• [STORED DATA]:
## begin
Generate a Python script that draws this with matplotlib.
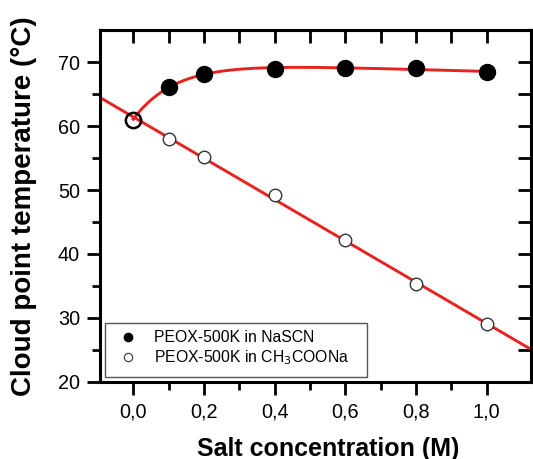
import matplotlib.pyplot as plt
import matplotlib.patches as mpatches
import numpy as np

plt.rcParams['font.family'] = ['Liberation Sans', 'DejaVu Sans']

# data
conc = [0.0, 0.1, 0.2, 0.4, 0.6, 0.8, 1.0]
nascn = [61.0, 66.1, 68.2, 68.9, 69.0, 69.0, 68.5]
acetate = [61.0, 58.0, 55.2, 49.2, 42.2, 35.3, 29.0]

red = '#e8231f'

fig = plt.figure(figsize=(5.33, 4.59), dpi=100)
ax = fig.add_axes([0.1876, 0.1678, 0.8084, 0.7668])

x = np.array(conc)

# fit for NaSCN: plateau with exponential rise
tau = 0.12
A = np.column_stack([np.ones_like(x), x, np.exp(-x / tau)])
coef = np.linalg.lstsq(A, np.array(nascn), rcond=None)[0]
xf = np.linspace(0, 1.0, 200)
yf = coef[0] + coef[1] * xf + coef[2] * np.exp(-xf / tau)
ax.plot(xf, yf, color=red, lw=2.1, zorder=2)

# linear fit for acetate
p = np.polyfit(x, acetate, 1)
xl = np.array([-0.2, 1.3])
ax.plot(xl, np.polyval(p, xl), color=red, lw=2.1, zorder=2)

# markers
ax.plot(x[1:], nascn[1:], 'o', color='black', ms=11.5, zorder=3)
ax.plot(x[:1], nascn[:1], 'o', mfc='none', mec='black', mew=1.8, ms=11, zorder=3)
ax.plot(x[1:], acetate[1:], 'o', mfc='white', mec='#333333', mew=1.0, ms=9, zorder=3)

# legend box drawn separately, legend entries inside it
ax.add_patch(mpatches.Rectangle((0.0116, 0.0142), 0.608, 0.153, transform=ax.transAxes,
                                fill=False, edgecolor='#555555', lw=1.0, zorder=4))
h1, = ax.plot([], [], 'o', color='black', ms=6, label='PEOX-500K in NaSCN')
h2, = ax.plot([], [], 'o', mfc='white', mec='#333333', mew=0.8, ms=6,
              label='PEOX-500K in CH$_3$COONa')
ax.legend(handles=[h1, h2], loc='center left', bbox_to_anchor=(0.046, 0.094),
          fontsize=11.35, frameon=False, handlelength=1.0, handletextpad=1.2,
          borderpad=0, labelspacing=0.2, borderaxespad=0)

ax.set_xlim(-0.094, 1.125)
ax.set_ylim(20, 75)

ax.set_xticks([0.0, 0.2, 0.4, 0.6, 0.8, 1.0])
ax.set_xticklabels(['0,0', '0,2', '0,4', '0,6', '0,8', '1,0'])
ax.set_xticks(np.arange(0.1, 1.1, 0.2), minor=True)
ax.set_yticks([20, 30, 40, 50, 60, 70])
ax.set_yticks([25, 35, 45, 55, 65], minor=True)

ax.tick_params(axis='both', which='major', direction='out', length=9.5, width=2,
               labelsize=14.3, pad=5)
ax.tick_params(axis='both', which='minor', direction='out', length=5.5, width=2)

# mirrored ticks pointing inward on top and right
top = ax.secondary_xaxis('top')
top.set_xticks(np.arange(0.0, 1.01, 0.1))
top.tick_params(direction='in', length=9.5, width=2, labeltop=False)
right = ax.secondary_yaxis('right')
right.set_yticks(np.arange(20, 75, 5))
right.tick_params(direction='in', length=9.5, width=2, labelright=False)

for s in ax.spines.values():
    s.set_linewidth(2.2)
top.spines['top'].set_linewidth(2.2)
right.spines['right'].set_linewidth(2.2)

ax.set_xlabel('Salt concentration (M)', fontsize=18, fontweight='bold')
ax.set_ylabel('Cloud point temperature (°C)', fontsize=20, fontweight='bold')
ax.xaxis.set_label_coords(0.53, -0.155)
ax.yaxis.set_label_coords(-0.146, 0.5)

fig.savefig('out.png', dpi=100)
## end
• [TASK BRIEF]: Pick out lines containing the word "with", each one as written.

• [EXERCISE SOLUTION]:
Generate a Python script that draws this with matplotlib.
# fit for NaSCN: plateau with exponential rise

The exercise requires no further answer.